The following article by Archbishop John McDowell is published in today’s Belfast Telegraph in relation to the Protocol on Ireland/Northern Ireland and the current political situation.

I can’t remember a more difficult or more polarised moment in Northern Ireland or in the relationships between the UK and Ireland over the past 20 years. The friction and the drama have many causes, but events have come together to create a moment of real jeopardy.

The issue which is acting as a symbol for wider community and international tension at the moment is the Protocol on Ireland/Northern Ireland. The origins of the Protocol are relatively straightforward, but it has become fantastically complex in its development and the range of ills now being attributed to it, or threatened in consequence of it.

Very few people will have the time or the expert knowledge to master the detail of the Protocol. But it is, by its very objectives, tied to the 1998 Agreement. As such, it is a great pity that it has provoked a degree of partisanship which now seems to militate against a consensual outcome. But the debates around Brexit and the Protocol do not stray far from questions of peace, political stability or constitutional futures.

My own instinct is that it might be wiser at this time to reflect for a moment on how, as a society that has to live in this small space, we might approach the current challenges together, rather than choosing between what have become a rather rigid set of narratives and fixes.

As a disciple of Jesus Christ who also happens to be a Church Leader, the principal questions which I need to ask myself at this time are “how will what I do or say express my discipleship of Jesus Christ?” and “how will it contribute to the common good?”

Church Leaders are not party political figures nor are we the accredited representatives of any political community. I would guess that the majority of Church of Ireland people in Northern Ireland are unionists of one sort or another and most Church of Ireland people in the Republic of Ireland are broadly nationalist. Probably there is also a substantial minority (particularly) of under–40s in both jurisdictions who would class themselves as “neither” or

“other”. Fortunately there are a large number of elected representatives from political parties or political communities who are able and willing to speak for all these groups.

So as a Church Leader I do not speak for, with, or to the Church, or to broader society in that way. It is not for me as a Church Leader to parade the political affiliation of Church of Ireland people in those terms. In many ways, their political or constitutional affiliation is none of my business. This alignment of denominational and political affiliation has been a feature of our history and has only succeeded in making many in society suspicious of where the Church’s conclusive loyalty really lies. In doing so, it has impeded the Church’s usefulness in the world and has at times also cheapened the Gospel and its implications.

The God and Father of Our Lord Jesus Christ is not a Unionist or a Nationalist,

or a ‘Neither’. He is the Sovereign Lord of all peoples, a God of justice and generosity, who desires the good of all. For those of us whose churches are organised on an all–island basis, this is especially important to remember.

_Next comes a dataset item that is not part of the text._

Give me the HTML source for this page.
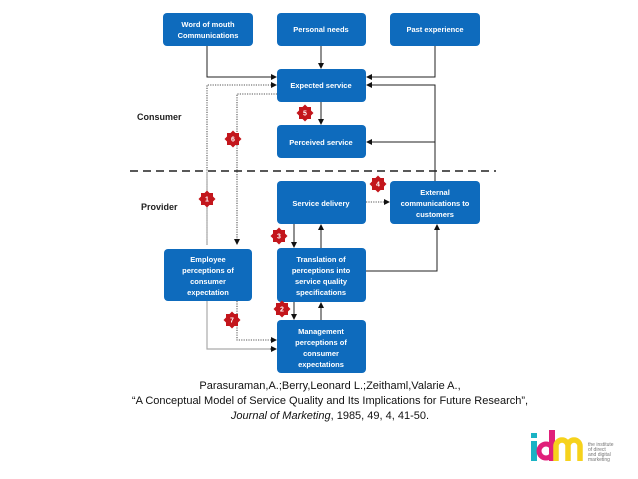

Brexit, the issue which created the need for a Protocol, has been undoubtedly divisive throughout the UK. Yet there is only one place where those divisions are seen as threatening violent disruption and social disintegration.

This is particularly so because shadowy groups who once had some electoral credibility, but who have now re–transitioned to their core competencies of drug dealing, extortion and oppressing their own communities, are trying to exert political pressure via their proxies. Perhaps it is important that opinion from the shadows is brought into the open; perhaps not. In any case, there will always be something of the night about it.

In contrast, in a functioning democratic society, the views expressed by trade bodies, academics,

businesspeople, and even church people, are necessarily heard – those whose purpose is simply to inform from a base of knowledge or evidence, rather than to campaign. It is vital that their freedom to speak is respected and protected.

Of course, nothing can stop the poisoned imaginations behind anonymous Twitter accounts, but there should be no place for sneering asides from public figures towards those whose evidence doesn’t align with a particular narrative. That leads only to a nervous discussion and a shrivelled public space.

Northern Ireland has always had an electoral democracy, but it has not always had a democratic culture. Democracy in its fullest sense, is not like parenthood, automatically passed on to the next generation. The fundamentals are easy to forget, not least around what other generations called

“civility”; fairness and transparency in public debate. It is an insidious form of barbarism to say that

“politics is a rough old game” and therefore “anything goes”. The web of relationships and internalised decencies which make good societies work is much easier to unravel than to knit.

Brexit and the Protocol will continue to affect different parts of these islands in different ways and to provoke different fears from different quarters. We need to be very careful about what we say and what we listen to in these matters. Above all, we need to focus on what is our common interest in the here and now so that we might avoid what would divide us even more painfully in the future.

The Most Revd John McDowell is the Archbishop of Armagh and Primate of All Ireland.